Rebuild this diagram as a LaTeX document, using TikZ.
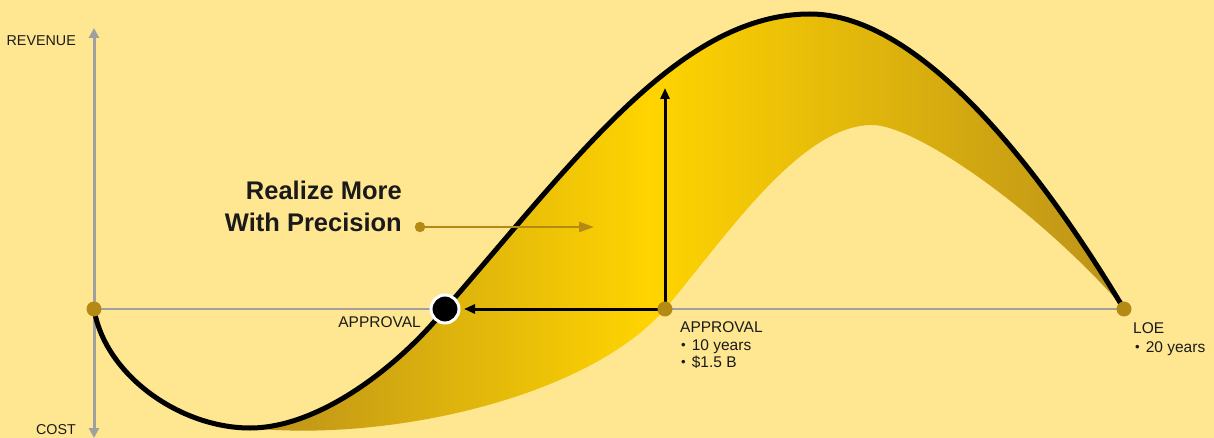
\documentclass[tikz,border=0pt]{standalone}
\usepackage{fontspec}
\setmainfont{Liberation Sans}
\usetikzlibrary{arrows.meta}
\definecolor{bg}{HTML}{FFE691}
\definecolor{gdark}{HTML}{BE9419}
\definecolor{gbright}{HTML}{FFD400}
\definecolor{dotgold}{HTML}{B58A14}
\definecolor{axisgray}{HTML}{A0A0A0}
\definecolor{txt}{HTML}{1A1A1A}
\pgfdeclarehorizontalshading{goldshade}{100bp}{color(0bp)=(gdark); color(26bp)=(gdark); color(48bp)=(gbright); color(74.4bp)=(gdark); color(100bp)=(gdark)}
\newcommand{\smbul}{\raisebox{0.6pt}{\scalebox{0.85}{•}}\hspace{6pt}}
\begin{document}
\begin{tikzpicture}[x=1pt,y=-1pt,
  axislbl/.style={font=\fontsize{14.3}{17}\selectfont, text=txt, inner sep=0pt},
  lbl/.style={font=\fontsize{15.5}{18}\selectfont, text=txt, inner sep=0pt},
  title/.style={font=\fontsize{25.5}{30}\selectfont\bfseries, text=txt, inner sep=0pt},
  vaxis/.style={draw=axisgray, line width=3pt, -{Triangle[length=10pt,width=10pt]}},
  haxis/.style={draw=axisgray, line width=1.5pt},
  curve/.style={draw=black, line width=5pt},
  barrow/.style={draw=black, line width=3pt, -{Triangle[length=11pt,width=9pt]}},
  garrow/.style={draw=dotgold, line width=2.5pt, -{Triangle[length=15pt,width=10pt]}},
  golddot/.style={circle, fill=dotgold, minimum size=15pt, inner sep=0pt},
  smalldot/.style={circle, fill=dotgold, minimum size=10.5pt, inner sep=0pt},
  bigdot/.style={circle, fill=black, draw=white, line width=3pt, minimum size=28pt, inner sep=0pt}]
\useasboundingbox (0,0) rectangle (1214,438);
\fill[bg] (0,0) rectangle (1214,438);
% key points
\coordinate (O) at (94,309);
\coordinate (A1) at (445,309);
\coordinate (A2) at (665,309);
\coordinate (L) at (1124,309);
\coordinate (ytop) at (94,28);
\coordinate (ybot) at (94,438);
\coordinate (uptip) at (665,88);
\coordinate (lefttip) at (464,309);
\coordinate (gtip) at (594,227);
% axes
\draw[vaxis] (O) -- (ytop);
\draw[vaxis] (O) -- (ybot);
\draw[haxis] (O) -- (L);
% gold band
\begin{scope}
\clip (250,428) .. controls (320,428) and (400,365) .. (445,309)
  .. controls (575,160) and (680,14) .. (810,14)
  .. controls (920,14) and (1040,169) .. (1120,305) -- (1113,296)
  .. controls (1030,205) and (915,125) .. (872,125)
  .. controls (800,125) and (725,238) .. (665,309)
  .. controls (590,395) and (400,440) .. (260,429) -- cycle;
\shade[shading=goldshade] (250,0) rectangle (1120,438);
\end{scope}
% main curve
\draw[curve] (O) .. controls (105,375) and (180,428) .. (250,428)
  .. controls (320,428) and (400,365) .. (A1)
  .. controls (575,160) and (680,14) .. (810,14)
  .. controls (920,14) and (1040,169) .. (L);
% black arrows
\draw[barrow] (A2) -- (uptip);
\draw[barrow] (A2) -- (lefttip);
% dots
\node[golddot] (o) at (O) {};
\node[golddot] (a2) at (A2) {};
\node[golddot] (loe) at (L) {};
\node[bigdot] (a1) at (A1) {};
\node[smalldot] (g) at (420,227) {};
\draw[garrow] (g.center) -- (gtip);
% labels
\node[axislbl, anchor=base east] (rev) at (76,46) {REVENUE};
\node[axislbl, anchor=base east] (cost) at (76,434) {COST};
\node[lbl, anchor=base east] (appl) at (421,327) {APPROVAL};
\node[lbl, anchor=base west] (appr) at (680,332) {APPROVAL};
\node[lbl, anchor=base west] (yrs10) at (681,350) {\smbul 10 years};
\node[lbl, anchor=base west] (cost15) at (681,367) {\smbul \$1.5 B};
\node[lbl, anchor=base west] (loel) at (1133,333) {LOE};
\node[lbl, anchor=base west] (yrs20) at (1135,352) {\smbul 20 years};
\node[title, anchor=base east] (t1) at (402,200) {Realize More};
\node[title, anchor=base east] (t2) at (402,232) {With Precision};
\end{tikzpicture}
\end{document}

=-=-=-=-=

REQUIREMENTS: All of the data above should be quoted exactly, except for the pictures.

FULL SOLUTION:
Rebuild this diagram as a LaTeX document, using TikZ.
\documentclass[tikz,border=0pt]{standalone}
\usepackage{fontspec}
\setmainfont{Liberation Sans}
\usetikzlibrary{arrows.meta}
\definecolor{bg}{HTML}{FFE691}
\definecolor{gdark}{HTML}{BE9419}
\definecolor{gbright}{HTML}{FFD400}
\definecolor{dotgold}{HTML}{B58A14}
\definecolor{axisgray}{HTML}{A0A0A0}
\definecolor{txt}{HTML}{1A1A1A}
\pgfdeclarehorizontalshading{goldshade}{100bp}{color(0bp)=(gdark); color(26bp)=(gdark); color(48bp)=(gbright); color(74.4bp)=(gdark); color(100bp)=(gdark)}
\newcommand{\smbul}{\raisebox{0.6pt}{\scalebox{0.85}{•}}\hspace{6pt}}
\begin{document}
\begin{tikzpicture}[x=1pt,y=-1pt,
  axislbl/.style={font=\fontsize{14.3}{17}\selectfont, text=txt, inner sep=0pt},
  lbl/.style={font=\fontsize{15.5}{18}\selectfont, text=txt, inner sep=0pt},
  title/.style={font=\fontsize{25.5}{30}\selectfont\bfseries, text=txt, inner sep=0pt},
  vaxis/.style={draw=axisgray, line width=3pt, -{Triangle[length=10pt,width=10pt]}},
  haxis/.style={draw=axisgray, line width=1.5pt},
  curve/.style={draw=black, line width=5pt},
  barrow/.style={draw=black, line width=3pt, -{Triangle[length=11pt,width=9pt]}},
  garrow/.style={draw=dotgold, line width=2.5pt, -{Triangle[length=15pt,width=10pt]}},
  golddot/.style={circle, fill=dotgold, minimum size=15pt, inner sep=0pt},
  smalldot/.style={circle, fill=dotgold, minimum size=10.5pt, inner sep=0pt},
  bigdot/.style={circle, fill=black, draw=white, line width=3pt, minimum size=28pt, inner sep=0pt}]
\useasboundingbox (0,0) rectangle (1214,438);
\fill[bg] (0,0) rectangle (1214,438);
% key points
\coordinate (O) at (94,309);
\coordinate (A1) at (445,309);
\coordinate (A2) at (665,309);
\coordinate (L) at (1124,309);
\coordinate (ytop) at (94,28);
\coordinate (ybot) at (94,438);
\coordinate (uptip) at (665,88);
\coordinate (lefttip) at (464,309);
\coordinate (gtip) at (594,227);
% axes
\draw[vaxis] (O) -- (ytop);
\draw[vaxis] (O) -- (ybot);
\draw[haxis] (O) -- (L);
% gold band
\begin{scope}
\clip (250,428) .. controls (320,428) and (400,365) .. (445,309)
  .. controls (575,160) and (680,14) .. (810,14)
  .. controls (920,14) and (1040,169) .. (1120,305) -- (1113,296)
  .. controls (1030,205) and (915,125) .. (872,125)
  .. controls (800,125) and (725,238) .. (665,309)
  .. controls (590,395) and (400,440) .. (260,429) -- cycle;
\shade[shading=goldshade] (250,0) rectangle (1120,438);
\end{scope}
% main curve
\draw[curve] (O) .. controls (105,375) and (180,428) .. (250,428)
  .. controls (320,428) and (400,365) .. (A1)
  .. controls (575,160) and (680,14) .. (810,14)
  .. controls (920,14) and (1040,169) .. (L);
% black arrows
\draw[barrow] (A2) -- (uptip);
\draw[barrow] (A2) -- (lefttip);
% dots
\node[golddot] (o) at (O) {};
\node[golddot] (a2) at (A2) {};
\node[golddot] (loe) at (L) {};
\node[bigdot] (a1) at (A1) {};
\node[smalldot] (g) at (420,227) {};
\draw[garrow] (g.center) -- (gtip);
% labels
\node[axislbl, anchor=base east] (rev) at (76,46) {REVENUE};
\node[axislbl, anchor=base east] (cost) at (76,434) {COST};
\node[lbl, anchor=base east] (appl) at (421,327) {APPROVAL};
\node[lbl, anchor=base west] (appr) at (680,332) {APPROVAL};
\node[lbl, anchor=base west] (yrs10) at (681,350) {\smbul 10 years};
\node[lbl, anchor=base west] (cost15) at (681,367) {\smbul \$1.5 B};
\node[lbl, anchor=base west] (loel) at (1133,333) {LOE};
\node[lbl, anchor=base west] (yrs20) at (1135,352) {\smbul 20 years};
\node[title, anchor=base east] (t1) at (402,200) {Realize More};
\node[title, anchor=base east] (t2) at (402,232) {With Precision};
\end{tikzpicture}
\end{document}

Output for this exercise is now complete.